By Mohamud Ibrahim Mohammed,
Liaison Coordinator, World Vision Somalia
War has no mercy even to the elderly.
Halimo Mohammed Cabdi who is said to be about 108 years has been on the run for a long time due to the long drawn conflict in Somalia.
In 2011 she found herself in Kulmiye displacement camp in Baidoa – mainly because the drought ravaged all her family assets in addition to the risk of the war between African Union troops and Al Shabab terrorist group.
She moved from Bakool region to Baidoa and found a devastating situation – she had no home and not even the privacy of going to the toilet.
Life was unbearable for her and her only son who is mentally challenged. The displacement was in a bush - no sanitation facility and basic services like clean water were rampant. Open defecation was the norm.
Her community’s traditional copy mechanism especially the reliance on social support networks and credit systems were stretched beyond reasonable limits.

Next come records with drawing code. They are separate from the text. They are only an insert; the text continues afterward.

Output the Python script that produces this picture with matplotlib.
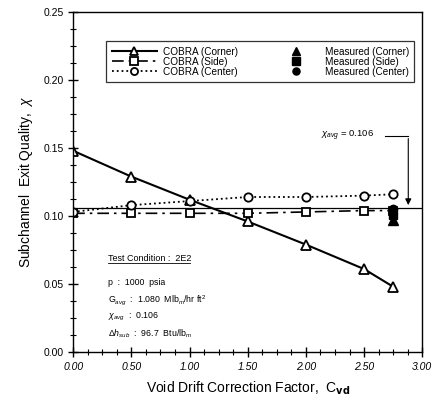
import matplotlib
matplotlib.use("Agg")
import matplotlib.pyplot as plt
from matplotlib.ticker import MultipleLocator, AutoMinorLocator, FormatStrFormatter

plt.rcParams["font.family"] = ["Liberation Sans", "DejaVu Sans"]
plt.rcParams["mathtext.fontset"] = "custom"
plt.rcParams["mathtext.rm"] = "Liberation Sans"
plt.rcParams["mathtext.it"] = "Liberation Sans:italic"

# COBRA predictions vs void drift coefficient
cvd = [0.0, 0.5, 1.0, 1.5, 2.0, 2.5, 2.75]
corner = [0.148, 0.129, 0.112, 0.096, 0.079, 0.061, 0.048]
side = [0.102, 0.102, 0.102, 0.102, 0.103, 0.104, 0.104]
center = [0.103, 0.108, 0.111, 0.114, 0.114, 0.115, 0.116]

# measured values (plotted at Cvd = 2.75)
meas_x = 2.75
meas_corner = 0.097
meas_side = 0.101
meas_center = 0.105

x_avg = 0.106

fig = plt.figure(figsize=(4.38, 4.18), dpi=100)
ax = fig.add_axes([0.167, 0.158, 0.797, 0.813])

ax.axhline(x_avg, color="black", lw=0.9, zorder=1)

ax.plot(cvd, corner, "-", color="black", lw=1.5, marker="^", ms=7,
        mfc="white", mec="black", mew=1.3, label="COBRA (Corner)")
ax.plot(cvd, side, linestyle=(0, (7, 3, 1.5, 3)), color="black", lw=1.2, marker="s", ms=6,
        mfc="white", mec="black", mew=1.3, label="COBRA (Side)")
ax.plot(cvd, center, ":", color="black", lw=1.3, marker="o", ms=6,
        mfc="white", mec="black", mew=1.3, label="COBRA (Center)")

ax.plot([meas_x], [meas_corner], "^", color="black", ms=7, ls="none", label="Measured (Corner)")
ax.plot([meas_x], [meas_side], "s", color="black", ms=6, ls="none", label="Measured (Side)")
ax.plot([meas_x], [meas_center], "o", color="black", ms=6, ls="none", label="Measured (Center)")

ax.set_xlim(0, 3.0)
ax.set_ylim(0, 0.25)
ax.xaxis.set_major_locator(MultipleLocator(0.5))
ax.yaxis.set_major_locator(MultipleLocator(0.05))
ax.xaxis.set_minor_locator(AutoMinorLocator(4))
ax.yaxis.set_minor_locator(AutoMinorLocator(4))
ax.xaxis.set_major_formatter(FormatStrFormatter("%.2f"))
ax.yaxis.set_major_formatter(FormatStrFormatter("%.2f"))
ax.tick_params(which="major", direction="inout", length=7, width=1, labelsize=7.5)
ax.tick_params(which="minor", direction="inout", length=4, width=0.8)
for lbl in ax.get_xticklabels():
    lbl.set_fontstyle("italic")
for s in ax.spines.values():
    s.set_linewidth(1.0)

ax.set_xlabel(r"Void Drift Correction Factor,  C$_{\mathbf{vd}}$", fontsize=10, labelpad=6)
ax.set_ylabel(r"Subchannel  Exit Quality,  $\chi$", fontsize=10, labelpad=6)

leg = ax.legend(ncol=2, loc="upper center", bbox_to_anchor=(0.536, 0.915), fontsize=7.2,
                frameon=True, fancybox=False, edgecolor="black", handlelength=4.5,
                columnspacing=3.6, labelspacing=0.0, borderpad=0.55, handletextpad=0.6,
                borderaxespad=0.0, markerscale=0.85)
leg.get_frame().set_linewidth(0.9)

# chi_avg annotation with elbow arrow
ax.text(2.13, 0.159, r"$\chi_{avg}$ = 0.106", fontsize=6.8, va="center")
ax.plot([2.68, 2.88], [0.159, 0.159], color="black", lw=0.8)
ax.annotate("", xy=(2.88, x_avg), xytext=(2.88, 0.159),
            arrowprops=dict(arrowstyle="-|>", color="black", lw=0.8, mutation_scale=9))

# test condition box
tx = 0.3
ax.text(tx, 0.069, "Test Condition :  2E2", fontsize=6.5, va="center")
ax.plot([tx, tx + 0.7], [0.0655, 0.0655], color="black", lw=0.6)
ax.text(tx, 0.051, "p  :  1000  psia", fontsize=6.3, va="center")
ax.text(tx, 0.038, r"G$_{avg}$  :  1.080  Mlb$_m$/hr ft$^2$", fontsize=6.3, va="center")
ax.text(tx, 0.026, r"$\chi_{avg}$  :  0.106", fontsize=6.3, va="center")
ax.text(tx, 0.0135, r"$\Delta h_{sub}$  :  96.7  Btu/lb$_m$", fontsize=6.3, va="center")

fig.savefig("out.png", dpi=100)
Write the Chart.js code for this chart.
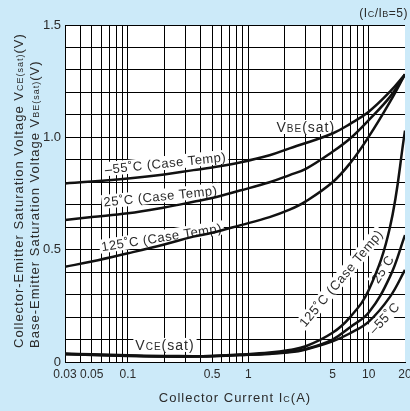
<!DOCTYPE html>
<html>
<head>
<meta charset="utf-8">
<script src="https://cdn.jsdelivr.net/npm/chart.js@4/dist/chart.umd.min.js"></script>
<style>
  html, body { margin: 0; padding: 0; background: #cceaf9; }
</style>
</head>
<body>
<canvas id="vsatChart" width="410" height="411"></canvas>
<script>
// Collector current (A) sample points
const currents = [0.03, 0.05, 0.1, 0.2, 0.35, 0.5, 0.85, 1.5, 2.2, 3, 5, 7, 10, 15, 20];

// Base-emitter saturation voltage (V)
const vbeM55 = [0.795, 0.803, 0.817, 0.835, 0.854, 0.866, 0.888, 0.92, 0.951, 0.975, 1.017, 1.06, 1.114, 1.203, 1.28];
const vbe25  = [0.632, 0.645, 0.662, 0.688, 0.713, 0.73, 0.763, 0.8, 0.832, 0.86, 0.936, 0.995, 1.077, 1.18, 1.28];
const vbe125 = [0.424, 0.447, 0.484, 0.523, 0.558, 0.575, 0.608, 0.645, 0.678, 0.715, 0.8, 0.885, 1.003, 1.158, 1.28];

// Collector-emitter saturation voltage (V)
const vce125 = [0.036, 0.032, 0.028, 0.025, 0.025, 0.027, 0.033, 0.042, 0.054, 0.07, 0.13, 0.2, 0.32, 0.6, 1.03];
const vce25  = [0.035, 0.031, 0.027, 0.024, 0.024, 0.026, 0.031, 0.038, 0.046, 0.058, 0.1, 0.155, 0.22, 0.38, 0.565];
const vceM55 = [0.038, 0.034, 0.03, 0.027, 0.026, 0.027, 0.031, 0.036, 0.043, 0.056, 0.092, 0.128, 0.18, 0.29, 0.41];

// Axis grid positions and tick labels
const xGrid = [0.03, 0.04, 0.05, 0.06, 0.07, 0.08, 0.09, 0.1, 0.2, 0.3, 0.4, 0.5, 0.6, 0.7, 0.8, 0.9,
               1, 2, 3, 4, 5, 6, 7, 8, 9, 10, 20];
const xTickLabels = ['0.03', '0.05', '0.1', '0.5', '1', '5', '10', '20'];
const yTickLabels = ['0', '0.5', '1.0', '1.5'];

const fontFamily = '"Liberation Sans", Arial, sans-serif';
const textColor = '#2b2b2b';

// Curve labels, placed in data units [current, voltage]
const curveLabels = [
    { parts: [['V', 14], ['BE', 10], ['(sat)', 14]], at: [3.0, 1.046], angle: 0, spacing: '1px' },
    { parts: [['V', 14], ['CE', 10], ['(sat)', 14]], at: [0.203, 0.076], angle: 0, spacing: '1px' },
    { parts: [['\u201355\u02DAC (Case Temp)', 13]], at: [0.205, 0.886], angle: -6, spacing: '0.5px' },
    { parts: [['25\u02DAC (Case Temp)', 13]], at: [0.186, 0.739], angle: -6, spacing: '0.5px' },
    { parts: [['125\u02DAC (Case Temp)', 13]], at: [0.19, 0.556], angle: -9, spacing: '0.5px' },
    { parts: [['125\u02DAC (Case Temp)', 13]], at: [5.87, 0.374], angle: -50, spacing: '0.5px' },
    { parts: [['25\u02DAC', 13]], at: [13.0, 0.414], angle: -57, spacing: '0.5px' },
    { parts: [['\u201355\u02DAC', 13]], at: [13.4, 0.196], angle: -47, spacing: '0.5px' }
];

function toPoints(ys) {
    return currents.map((x, i) => ({ x: x, y: ys[i] }));
}

function partsWidth(ctx, parts) {
    let w = 0;
    parts.forEach(p => {
        ctx.font = p[1] + 'px ' + fontFamily;
        w += ctx.measureText(p[0]).width;
    });
    return w;
}

// draws mixed-size text on one shared baseline, y is the visual middle
function drawRich(ctx, parts, x, y, align) {
    const total = partsWidth(ctx, parts);
    const big = Math.max(...parts.map(p => p[1]));
    let cx = align === 'center' ? x - total / 2 : (align === 'right' ? x - total : x);
    ctx.textAlign = 'left';
    ctx.textBaseline = 'alphabetic';
    parts.forEach(p => {
        ctx.font = p[1] + 'px ' + fontFamily;
        ctx.fillText(p[0], cx, y + big * 0.36);
        cx += ctx.measureText(p[0]).width;
    });
    return total;
}

function curve(data) {
    return {
        data: toPoints(data),
        borderColor: '#111',
        borderWidth: 2.5,
        pointRadius: 0,
        showLine: true,
        fill: false,
        tension: 0.4
    };
}

const backgroundPlugin = {
    id: 'backgrounds',
    beforeDraw(chart) {
        const { ctx, chartArea: a } = chart;
        ctx.save();
        ctx.fillStyle = '#cceaf9';
        ctx.fillRect(0, 0, chart.width, chart.height);
        ctx.fillStyle = '#ffffff';
        ctx.fillRect(a.left, a.top, a.right - a.left, a.bottom - a.top);
        ctx.restore();
    }
};

const labelPlugin = {
    id: 'curveLabels',
    beforeDatasetsDraw(chart) {
        const { ctx, scales } = chart;
        ctx.save();
        curveLabels.forEach(l => {
            const px = scales.x.getPixelForValue(l.at[0]);
            const py = scales.y.getPixelForValue(l.at[1]);
            ctx.save();
            ctx.letterSpacing = l.spacing;
            ctx.translate(px, py);
            ctx.rotate(l.angle * Math.PI / 180);
            const w = partsWidth(ctx, l.parts);
            ctx.fillStyle = '#ffffff';
            ctx.fillRect(-w / 2 - 2, -7, w + 4, 14);
            ctx.fillStyle = textColor;
            drawRich(ctx, l.parts, 0, 0, 'center');
            ctx.restore();
        });
        ctx.restore();
    },
    afterDraw(chart) {
        const { ctx, chartArea: a } = chart;
        ctx.save();
        ctx.fillStyle = textColor;
        ctx.letterSpacing = '1px';
        // x axis title
        drawRich(ctx, [['Collector Current I', 13], ['C', 9], ['(A)', 13]], (a.left + a.right) / 2, 397, 'center');
        // y axis title, two lines
        ctx.save();
        ctx.translate(18, 348);
        ctx.rotate(-Math.PI / 2);
        drawRich(ctx, [['Collector-Emitter Saturation Voltage V', 13], ['CE(sat)', 9], ['(V)', 13]], 0, 0, 'left');
        ctx.restore();
        ctx.save();
        ctx.translate(34, 348);
        ctx.rotate(-Math.PI / 2);
        drawRich(ctx, [['Base-Emitter Saturation Voltage V', 13], ['BE(sat)', 9], ['(V)', 13]], 0, 0, 'left');
        ctx.restore();
        // condition note
        ctx.letterSpacing = '0.5px';
        drawRich(ctx, [['(I', 12], ['C', 9], ['/I', 12], ['B', 9], ['=5)', 12]], 408, 13, 'right');
        ctx.restore();
    }
};

new Chart(document.getElementById('vsatChart'), {
    type: 'scatter',
    data: {
        datasets: [
            curve(vbeM55), curve(vbe25), curve(vbe125),
            curve(vce125), curve(vce25), curve(vceM55)
        ]
    },
    options: {
        responsive: false,
        animation: false,
        events: [],
        layout: { padding: { top: 25, right: 5, left: 0, bottom: 0 } },
        plugins: {
            legend: { display: false },
            tooltip: { enabled: false }
        },
        scales: {
            x: {
                type: 'logarithmic',
                min: 0.03,
                max: 20,
                afterBuildTicks(scale) {
                    scale.ticks = xGrid.map(v => ({ value: v }));
                },
                afterFit(scale) {
                    scale.height = 49;
                    scale.paddingLeft = 0;
                    scale.paddingRight = 0;
                },
                grid: {
                    color: ctx => (ctx.tick && ctx.tick.value === 20 ? 'rgba(0,0,0,0)' : '#000'),
                    lineWidth: 1,
                    drawTicks: false
                },
                border: { display: true, color: '#000', width: 1 },
                ticks: {
                    autoSkip: false,
                    maxRotation: 0,
                    padding: 5,
                    color: textColor,
                    font: { family: fontFamily, size: 12 },
                    callback(value) {
                        const t = xTickLabels.find(l => Math.abs(parseFloat(l) - value) < 1e-9);
                        return t === undefined ? '' : t;
                    }
                }
            },
            y: {
                type: 'linear',
                min: 0,
                max: 1.5,
                afterFit(scale) {
                    scale.width = 65;
                    scale.paddingTop = 0;
                    scale.paddingBottom = 0;
                },
                grid: { color: '#000', lineWidth: 1, drawTicks: false },
                border: { display: true, color: '#000', width: 1 },
                ticks: {
                    stepSize: 0.1,
                    autoSkip: false,
                    padding: 4,
                    color: textColor,
                    font: { family: fontFamily, size: 13 },
                    callback(value) {
                        const t = yTickLabels.find(l => Math.abs(parseFloat(l) - value) < 1e-6);
                        return t === undefined ? '' : t;
                    }
                }
            }
        }
    },
    plugins: [backgroundPlugin, labelPlugin]
});
</script>
</body>
</html>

The displaced constructed traditional pit latrine made up of sticks, torn plastic sheet, nylon rope and old clothes. The top cover was two poles in the two sides of the pit, sticks and cartons. This kind of pit latrine was very dangerous especially for children and the disabled. Without supervision, children and disabled could easily fall down into the latrine pit. This also gave no privacy to people like Halima who had to be helped in to the toilet.
Halimo: Access to a proper latrine has restored my dignity
But now Halima’s life has changed just a little better. At least she says shehas a dignified life even though she still lives in poor displacement camp. Now she has a proper toilet and can do help herself in privacy thanks to the intervention of World Vision and its local partner Golweyne Relief and Rehabilitation (GRRN) who used OFDA funding to make the lives Halima and 21000 displaced people in Baidoa a little bearable.
“Thanks to God, we got our privacy and our dignity back,” said Halima.
The intervention included rehabilitation of shallow wells, building latrines in the camps, distribution of dignity kits, water storage cans and soap and education around proper hygiene.
These efforts have recorded a significant improvement in sanitation and decrease in diarrhea and dysentery.
An interesting outcome of the project was the effect it had on the female population taking the lead chore of the household and promotes hygiene promotion activities. This had a number of repercussions in that it gave them the opportunity to engage other communal activities.
Halimo proudly showed us their new latrine. She says that the assistance that her community is receiving is improving their living conditions, making life in the camps a little bearable.
Halimo walks back to her shelter at the IDP camp
Halimo's neighbour and member of the IDP camp said in regards to access to latrine. “Before we received any help my children used to the nearby bushes anytime of the day. Since I needed privacy, I helped myself only at dawn or at dusk. It was quite frustrating,” one of Halimo’s neighbors told us. “We thank those who build these latrines for us. Our privacy is preserved, our dignity is restored and our security is improved because we no longer have to go to the bushes.”